Bollywood Times
- Bollywood Times logo
- Country: Canada
- Broadcast area: Canada
- Headquarters: Toronto, Ontario

Programming
- Picture format: 480i (SDTV) 1080i (HDTV)

Ownership
- Owner: Channel Zero

History
- Launched: November 28, 2011; 14 years ago
- Closed: January 2018; 7 years ago

Links
- Website: https://bollywoodtimes11.com

= Bollywood Times =

Bollywood Times was a Canadian Hindi language specialty channel owned by Channel Zero.

Bollywood Times broadcast Bollywood films encompassing a variety of genres including action, comedy, horror, and crime. It also aired television series including comedies, dramas, and thrillers. Programs were primarily sourced from India, in addition to Canadian content.

==History==
In May 2010, FDR Media Group Inc. was granted approval by the Canadian Radio-television and Telecommunications Commission (CRTC) to launch a television channel called Bollywood Times HD TV, described as "a national, niche third-language ethnic Category 2 specialty programming service devoted to mainstream as well as art films in the Hindi-language not broadcast on other feature film channels."

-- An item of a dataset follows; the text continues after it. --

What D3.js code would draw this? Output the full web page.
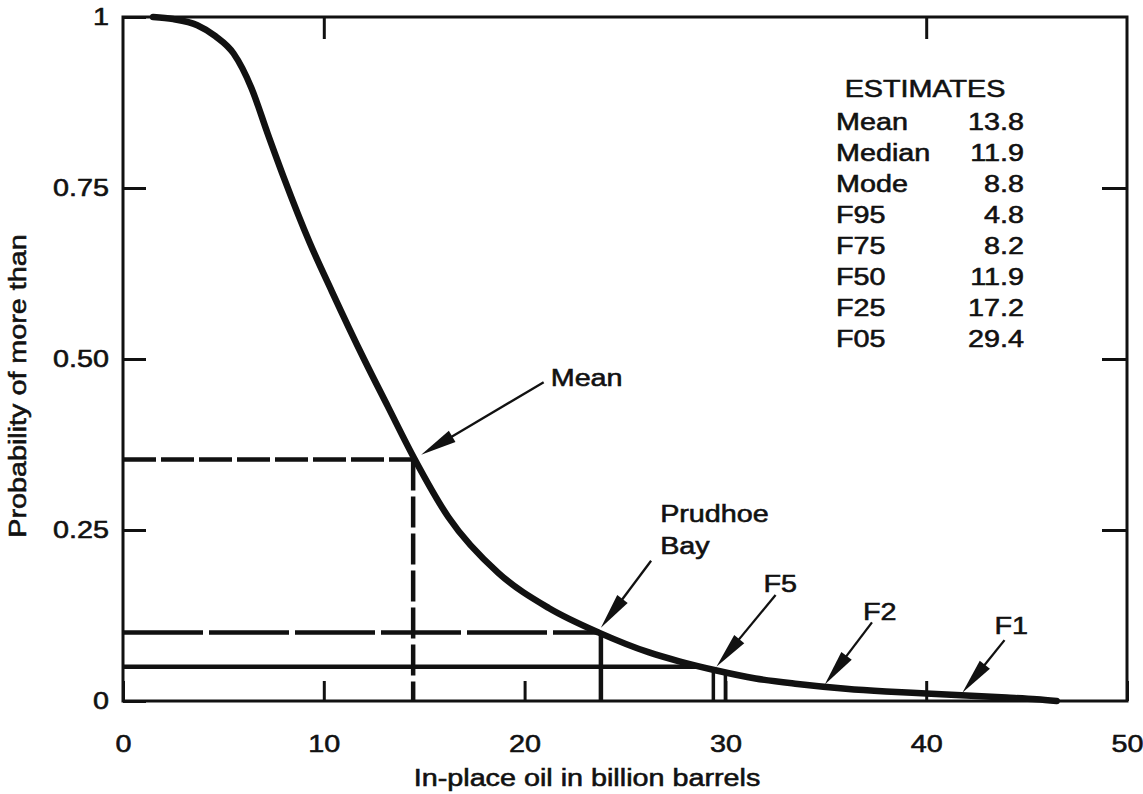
<!DOCTYPE html>
<html>
<head>
<meta charset="utf-8">
<script src="https://cdn.jsdelivr.net/npm/d3@7"></script>
<style>
  body { margin: 0; background: #fff; }
  svg text { font-family: "Liberation Sans", Arial, Helvetica, sans-serif; fill: #111; stroke: #111; stroke-width: 0.55px; }
</style>
</head>
<body>
<svg id="chart" width="1143" height="794"></svg>
<script>
// Exceedance curve: probability that in-place oil exceeds a given volume
const curveX = [1.5, 2.5, 3.7, 4.6, 5.5, 6.4, 7.2, 8.0, 9.3, 10.4, 12.0, 13.2, 14.5, 16.2, 18.7, 21.2, 23.7, 26.2, 27.7, 29.5, 31.5, 33.6, 36, 38, 40, 42, 44, 45.5, 46.5];
const curveP = [1.0, 0.997, 0.988, 0.972, 0.947, 0.896, 0.830, 0.766, 0.670, 0.599, 0.500, 0.430, 0.355, 0.269, 0.187, 0.136, 0.100, 0.071, 0.058, 0.045, 0.033, 0.025, 0.018, 0.014, 0.011, 0.008, 0.005, 0.0025, 0.0];

// Axis ticks
const xTickValues = [0, 10, 20, 30, 40, 50];
const xTickLabels = ["0", "10", "20", "30", "40", "50"];
const xTopTicks = [10, 40];
const yTickValues = [0, 0.25, 0.5, 0.75, 1];
const yTickLabels = ["0", "0.25", "0.50", "0.75", "1"];
const yRightTicks = [0.25, 0.5, 0.75];

// Summary table
const estimateNames = ["Mean", "Median", "Mode", "F95", "F75", "F50", "F25", "F05"];
const estimateValues = ["13.8", "11.9", "8.8", "4.8", "8.2", "11.9", "17.2", "29.4"];

// Reference lines (x in billion barrels, p probability)
const meanLine = { x: 14.45, p: 0.353 };
const prudhoeLine = { x: 23.8, p: 0.1 };
const f5Level = 0.05;
const f5Verticals = [29.4, 30.0];

// Labelled arrows: text anchor, tail and tip in data units
const annotations = [
  { lines: ["Mean"], tx: 21.3, tp: 0.46, from: [20.95, 0.466], to: [14.85, 0.36] },
  { lines: ["Prudhoe", "Bay"], tx: 26.75, tp: 0.262, from: [26.3, 0.205], to: [23.8, 0.107] },
  { lines: ["F5"], tx: 31.9, tp: 0.159, from: [32.5, 0.155], to: [29.55, 0.05] },
  { lines: ["F2"], tx: 36.85, tp: 0.118, from: [37.3, 0.115], to: [34.95, 0.024] },
  { lines: ["F1"], tx: 43.4, tp: 0.098, from: [43.9, 0.089], to: [41.8, 0.012] }
];

const SX = 1.25;     // horizontal stretch of the lettering
const FS = 23;       // font size

const svg = d3.select("#chart");
const x = d3.scaleLinear().domain([0, 50]).range([123, 1127]);
const y = d3.scaleLinear().domain([0, 1]).range([701, 17]);

// value of the curve at a given x (linear between points)
function curveAt(v) {
  const i = d3.bisectRight(curveX, v);
  if (i <= 0) return curveP[0];
  if (i >= curveX.length) return curveP[curveP.length - 1];
  const t = (v - curveX[i - 1]) / (curveX[i] - curveX[i - 1]);
  return curveP[i - 1] + t * (curveP[i] - curveP[i - 1]);
}
// x where the curve falls to a given probability
function curveCross(p) {
  for (let i = 1; i < curveP.length; i++) {
    if (curveP[i] <= p) {
      const t = (curveP[i - 1] - p) / (curveP[i - 1] - curveP[i]);
      return curveX[i - 1] + t * (curveX[i] - curveX[i - 1]);
    }
  }
  return curveX[curveX.length - 1];
}

function stretch(sel) {
  sel.each(function () {
    const t = d3.select(this);
    const xv = +(t.attr("x") || 0);
    t.attr("x", xv / SX).attr("transform", `scale(${SX},1)`);
  });
}
function label(g, px, py, txt, anchor) {
  return g.append("text")
    .attr("transform", `translate(${px},${py}) scale(${SX},1)`)
    .attr("text-anchor", anchor || "start")
    .attr("font-size", FS)
    .text(txt);
}

// Frame
svg.append("rect")
  .attr("x", x(0)).attr("y", y(1))
  .attr("width", x(50) - x(0)).attr("height", y(0) - y(1))
  .attr("fill", "none").attr("stroke", "#111").attr("stroke-width", 3);

// Bottom axis with inward ticks
const gx = svg.append("g").attr("transform", `translate(0,${y(0)})`)
  .call(d3.axisBottom(x).tickValues(xTickValues)
    .tickFormat((d, i) => xTickLabels[i]).tickSizeInner(-20).tickSizeOuter(0).tickPadding(35));
gx.select(".domain").remove();
gx.selectAll("line").attr("stroke", "#111").attr("stroke-width", 3);
gx.selectAll("text").attr("font-size", FS).call(stretch);

// Top ticks
const gt = svg.append("g").attr("transform", `translate(0,${y(1)})`)
  .call(d3.axisTop(x).tickValues(xTopTicks).tickFormat("").tickSizeInner(-22).tickSizeOuter(0));
gt.select(".domain").remove();
gt.selectAll("line").attr("stroke", "#111").attr("stroke-width", 3);

// Left axis with inward ticks
const gy = svg.append("g").attr("transform", `translate(${x(0)},0)`)
  .call(d3.axisLeft(y).tickValues(yTickValues)
    .tickFormat((d, i) => yTickLabels[i]).tickSizeInner(-23).tickSizeOuter(0).tickPadding(14));
gy.select(".domain").remove();
gy.selectAll("line").attr("stroke", "#111").attr("stroke-width", 3);
gy.selectAll("text").attr("font-size", FS).call(stretch);

// Right ticks
const gr = svg.append("g").attr("transform", `translate(${x(50)},0)`)
  .call(d3.axisRight(y).tickValues(yRightTicks).tickFormat("").tickSizeInner(-25).tickSizeOuter(0));
gr.select(".domain").remove();
gr.selectAll("line").attr("stroke", "#111").attr("stroke-width", 3);

// Reference lines
const ref = svg.append("g").attr("stroke", "#111").attr("fill", "none");
ref.append("line")  // mean, horizontal
  .attr("x1", x(0)).attr("x2", x(meanLine.x)).attr("y1", y(meanLine.p)).attr("y2", y(meanLine.p))
  .attr("stroke-width", 4.5).attr("stroke-dasharray", "33 5");
ref.append("line")  // mean, vertical
  .attr("x1", x(meanLine.x)).attr("x2", x(meanLine.x)).attr("y1", y(meanLine.p)).attr("y2", y(0))
  .attr("stroke-width", 4.5).attr("stroke-dasharray", "31 6");
ref.append("line")  // Prudhoe Bay, horizontal
  .attr("x1", x(0)).attr("x2", x(prudhoeLine.x)).attr("y1", y(prudhoeLine.p)).attr("y2", y(prudhoeLine.p))
  .attr("stroke-width", 4.5).attr("stroke-dasharray", "80 6");
ref.append("line")  // Prudhoe Bay, vertical
  .attr("x1", x(prudhoeLine.x)).attr("x2", x(prudhoeLine.x)).attr("y1", y(prudhoeLine.p)).attr("y2", y(0))
  .attr("stroke-width", 4.5);
ref.append("line")  // 5 percent level
  .attr("x1", x(0)).attr("x2", x(curveCross(f5Level))).attr("y1", y(f5Level)).attr("y2", y(f5Level))
  .attr("stroke-width", 4.5);
ref.selectAll(".f5v").data(f5Verticals).join("line")
  .attr("x1", d => x(d)).attr("x2", d => x(d))
  .attr("y1", d => y(curveAt(d))).attr("y2", y(0))
  .attr("stroke-width", 3.5);

// Exceedance curve
const line = d3.line().x(d => x(d[0])).y(d => y(d[1])).curve(d3.curveMonotoneX);
svg.append("path")
  .datum(curveX.map((v, i) => [v, curveP[i]]))
  .attr("d", line)
  .attr("fill", "none").attr("stroke", "#111").attr("stroke-width", 6.5)
  .attr("stroke-linecap", "round").attr("stroke-linejoin", "round");

// Arrows with labels
const ann = svg.append("g");
const HEAD_LEN = 36, HEAD_W = 6.5;
annotations.forEach(a => {
  const x0 = x(a.from[0]), y0 = y(a.from[1]);
  const x1 = x(a.to[0]), y1 = y(a.to[1]);
  const dx = x1 - x0, dy = y1 - y0, len = Math.hypot(dx, dy);
  const ux = dx / len, uy = dy / len;
  const bx = x1 - ux * HEAD_LEN, by = y1 - uy * HEAD_LEN;
  ann.append("line").attr("x1", x0).attr("y1", y0).attr("x2", bx + ux * 4).attr("y2", by + uy * 4)
    .attr("stroke", "#111").attr("stroke-width", 2.3);
  ann.append("path")
    .attr("d", `M${x1},${y1}L${bx - uy * HEAD_W},${by + ux * HEAD_W}L${bx + uy * HEAD_W},${by - ux * HEAD_W}Z`)
    .attr("fill", "#111");
  a.lines.forEach((t, k) => label(ann, x(a.tx), y(a.tp) + k * 32, t));
});

// Estimates table
const tab = svg.append("g");
label(tab, 925, 97, "ESTIMATES", "middle");
estimateNames.forEach((n, i) => {
  label(tab, 836, 130 + i * 31, n, "start");
  label(tab, 1024, 130 + i * 31, estimateValues[i], "end");
});

// Axis titles
label(svg, 587, 786, "In-place oil in billion barrels", "middle");
svg.append("text")
  .attr("transform", `translate(26,386) rotate(-90) scale(${SX},1)`)
  .attr("text-anchor", "middle").attr("font-size", FS)
  .text("Probability of more than");
</script>
</body>
</html>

The channel launched on November 28, 2011, on Bell Fibe TV as Bollywood Times exclusively in high definition (HD). The channel launched on Rogers Cable only days later in December 2011 in both HD and standard definition.

At an undisclosed point, FDR's broadcast licenses were acquired by Channel Zero. In January 2018, the channel was dropped by all providers who carried it (along with sister network Mehndi TV) and subsequently shut down.